CHENNAI:Minister for Labour and Employment Bandaru Dattatreya has announced a hike in floor level minimum wages for all the scheduled workers in the country from Rs 137 to Rs 160 because the skilled, semi-skilled and unskilled workers from across states have different minimum wages and were often a subject of dispute.
After a two-year stagnation when the minimum wage stayed pegged at Rs 137, this new rule is effective from July 1. But it appears that for the minimum wage slab to be really effective across all the various job categories — be it repairing parts or making matches — several reforms are needed. It seems labour reforms are the need of the hour, given the Labour Ministry’s supposed good news.

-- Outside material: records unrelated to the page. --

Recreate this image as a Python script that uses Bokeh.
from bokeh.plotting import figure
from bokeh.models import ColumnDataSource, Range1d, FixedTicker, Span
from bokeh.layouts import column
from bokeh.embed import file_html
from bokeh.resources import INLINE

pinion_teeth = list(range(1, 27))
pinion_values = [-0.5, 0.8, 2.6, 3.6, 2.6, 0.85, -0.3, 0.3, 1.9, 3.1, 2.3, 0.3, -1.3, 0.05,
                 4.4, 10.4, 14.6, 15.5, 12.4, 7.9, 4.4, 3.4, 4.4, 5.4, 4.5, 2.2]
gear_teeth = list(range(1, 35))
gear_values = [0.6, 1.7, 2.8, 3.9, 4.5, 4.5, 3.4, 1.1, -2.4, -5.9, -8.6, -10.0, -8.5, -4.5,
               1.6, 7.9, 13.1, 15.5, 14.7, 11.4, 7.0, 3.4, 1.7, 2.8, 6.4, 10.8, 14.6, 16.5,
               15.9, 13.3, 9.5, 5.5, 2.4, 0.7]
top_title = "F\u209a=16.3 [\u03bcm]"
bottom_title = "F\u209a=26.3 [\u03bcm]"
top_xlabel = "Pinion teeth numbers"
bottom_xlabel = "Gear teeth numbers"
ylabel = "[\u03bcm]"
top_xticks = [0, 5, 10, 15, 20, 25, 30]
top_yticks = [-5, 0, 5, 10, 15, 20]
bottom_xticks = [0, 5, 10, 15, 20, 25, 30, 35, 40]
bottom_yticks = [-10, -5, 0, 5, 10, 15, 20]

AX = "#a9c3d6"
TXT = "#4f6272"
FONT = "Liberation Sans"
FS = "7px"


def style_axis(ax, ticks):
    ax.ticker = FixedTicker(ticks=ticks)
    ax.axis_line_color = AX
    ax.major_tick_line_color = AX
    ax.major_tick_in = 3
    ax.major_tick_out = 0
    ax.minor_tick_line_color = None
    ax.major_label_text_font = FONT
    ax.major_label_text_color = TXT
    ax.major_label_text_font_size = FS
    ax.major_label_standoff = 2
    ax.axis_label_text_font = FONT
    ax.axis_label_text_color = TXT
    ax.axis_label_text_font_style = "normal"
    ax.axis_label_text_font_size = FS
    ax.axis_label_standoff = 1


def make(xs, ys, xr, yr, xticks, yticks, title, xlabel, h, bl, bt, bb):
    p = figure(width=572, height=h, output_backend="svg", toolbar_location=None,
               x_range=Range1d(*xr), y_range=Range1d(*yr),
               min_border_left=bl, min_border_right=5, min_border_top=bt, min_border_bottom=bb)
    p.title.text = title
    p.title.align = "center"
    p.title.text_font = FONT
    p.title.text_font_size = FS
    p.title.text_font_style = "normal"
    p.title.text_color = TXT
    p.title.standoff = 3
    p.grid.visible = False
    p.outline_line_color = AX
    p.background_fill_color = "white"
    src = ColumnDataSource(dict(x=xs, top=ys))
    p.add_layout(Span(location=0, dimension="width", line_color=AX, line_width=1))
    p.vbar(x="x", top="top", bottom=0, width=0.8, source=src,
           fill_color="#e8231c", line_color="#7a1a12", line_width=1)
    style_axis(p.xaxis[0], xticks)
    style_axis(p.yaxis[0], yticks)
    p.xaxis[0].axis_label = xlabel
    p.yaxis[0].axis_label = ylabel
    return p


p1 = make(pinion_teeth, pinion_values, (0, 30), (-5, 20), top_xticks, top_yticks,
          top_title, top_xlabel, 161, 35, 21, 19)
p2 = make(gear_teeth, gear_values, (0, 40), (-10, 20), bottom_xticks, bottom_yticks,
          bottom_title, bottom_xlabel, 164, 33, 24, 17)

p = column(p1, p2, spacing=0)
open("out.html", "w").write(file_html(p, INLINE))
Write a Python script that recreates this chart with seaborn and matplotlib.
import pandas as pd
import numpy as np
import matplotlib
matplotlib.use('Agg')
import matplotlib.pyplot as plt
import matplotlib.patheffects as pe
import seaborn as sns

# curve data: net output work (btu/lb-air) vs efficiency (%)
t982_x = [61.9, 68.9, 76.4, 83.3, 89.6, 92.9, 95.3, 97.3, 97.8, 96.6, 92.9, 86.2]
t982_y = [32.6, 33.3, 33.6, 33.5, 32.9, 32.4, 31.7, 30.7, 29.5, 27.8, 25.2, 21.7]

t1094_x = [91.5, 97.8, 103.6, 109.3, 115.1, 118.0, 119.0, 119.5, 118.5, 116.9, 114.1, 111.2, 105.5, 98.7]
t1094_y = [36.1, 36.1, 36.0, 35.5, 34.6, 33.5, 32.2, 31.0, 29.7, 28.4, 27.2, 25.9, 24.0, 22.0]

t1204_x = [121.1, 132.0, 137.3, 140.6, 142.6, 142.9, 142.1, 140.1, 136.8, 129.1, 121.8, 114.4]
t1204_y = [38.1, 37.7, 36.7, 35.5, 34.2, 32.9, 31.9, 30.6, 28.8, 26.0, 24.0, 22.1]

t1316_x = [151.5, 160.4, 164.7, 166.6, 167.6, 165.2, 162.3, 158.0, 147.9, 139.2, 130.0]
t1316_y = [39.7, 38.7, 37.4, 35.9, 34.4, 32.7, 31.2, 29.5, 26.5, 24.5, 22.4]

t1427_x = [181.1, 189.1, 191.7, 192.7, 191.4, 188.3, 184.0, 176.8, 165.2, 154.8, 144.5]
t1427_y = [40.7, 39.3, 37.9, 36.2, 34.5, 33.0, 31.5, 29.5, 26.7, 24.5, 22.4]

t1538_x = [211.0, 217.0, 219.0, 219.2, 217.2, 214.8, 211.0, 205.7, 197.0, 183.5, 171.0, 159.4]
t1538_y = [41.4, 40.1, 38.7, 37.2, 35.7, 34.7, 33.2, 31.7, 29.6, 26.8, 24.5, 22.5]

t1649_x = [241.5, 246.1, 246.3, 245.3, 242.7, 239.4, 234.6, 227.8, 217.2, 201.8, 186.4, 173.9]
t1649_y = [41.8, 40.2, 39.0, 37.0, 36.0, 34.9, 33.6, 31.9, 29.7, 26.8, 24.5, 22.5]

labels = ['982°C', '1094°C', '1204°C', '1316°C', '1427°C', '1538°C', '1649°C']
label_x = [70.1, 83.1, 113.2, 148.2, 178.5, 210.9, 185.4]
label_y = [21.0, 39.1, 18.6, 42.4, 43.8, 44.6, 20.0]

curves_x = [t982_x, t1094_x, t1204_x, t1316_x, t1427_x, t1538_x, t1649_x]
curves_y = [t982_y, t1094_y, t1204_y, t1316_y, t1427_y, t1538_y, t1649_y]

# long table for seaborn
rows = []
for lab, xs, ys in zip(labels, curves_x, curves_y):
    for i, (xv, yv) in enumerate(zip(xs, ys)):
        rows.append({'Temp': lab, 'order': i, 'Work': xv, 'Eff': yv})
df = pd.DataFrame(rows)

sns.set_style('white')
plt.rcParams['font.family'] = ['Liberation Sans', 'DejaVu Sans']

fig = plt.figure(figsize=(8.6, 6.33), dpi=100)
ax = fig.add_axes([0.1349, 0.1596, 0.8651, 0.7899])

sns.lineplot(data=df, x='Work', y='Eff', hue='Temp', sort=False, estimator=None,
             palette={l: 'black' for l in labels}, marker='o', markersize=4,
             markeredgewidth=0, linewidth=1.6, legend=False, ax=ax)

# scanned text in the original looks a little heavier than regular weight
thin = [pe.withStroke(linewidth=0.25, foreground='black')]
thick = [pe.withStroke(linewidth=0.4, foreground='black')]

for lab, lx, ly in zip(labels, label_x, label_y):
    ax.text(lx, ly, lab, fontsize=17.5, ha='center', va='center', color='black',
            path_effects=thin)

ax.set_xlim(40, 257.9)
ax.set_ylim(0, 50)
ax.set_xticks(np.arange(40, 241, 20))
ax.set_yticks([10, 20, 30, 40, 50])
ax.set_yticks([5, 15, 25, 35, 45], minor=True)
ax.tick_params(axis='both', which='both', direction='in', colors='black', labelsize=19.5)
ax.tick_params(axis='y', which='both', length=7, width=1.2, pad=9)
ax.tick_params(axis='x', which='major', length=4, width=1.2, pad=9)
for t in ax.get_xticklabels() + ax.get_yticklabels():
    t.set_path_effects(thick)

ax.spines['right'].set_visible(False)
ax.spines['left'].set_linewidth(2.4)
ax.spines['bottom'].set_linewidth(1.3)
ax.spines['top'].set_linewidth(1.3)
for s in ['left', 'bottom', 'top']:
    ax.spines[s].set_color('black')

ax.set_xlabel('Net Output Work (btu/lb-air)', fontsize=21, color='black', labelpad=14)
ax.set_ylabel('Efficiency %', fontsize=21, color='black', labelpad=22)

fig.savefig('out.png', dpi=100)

The beedi industry is a classic example to elaborate this. “It comes under the home-based industry where both women and children work along with the man of the family. Together they are forced to meet the minimum-wage requirement, and it could require rolling an arbitrary number of beedis in a day,” says retired Jutice K Chandru.
The minimum wage implementation, which he opines is already sub-par in the state, could worsen in the light of a loophole in the Child Labour Act amendment which allows children to be a part of these home-based industries like making matches and beedi.
Though a Rs 23 a day increase in income is a welcome change for labourers from states which are in the shallow end of the pool, they do not enjoy the benefits of set work-hours, provident fund and medical benefits that the organised sector does. And more than 86 per cent of the nation’s workforce comes under ‘unorganised’ category.
Overall development is the practical long-term solution, says an industry insider.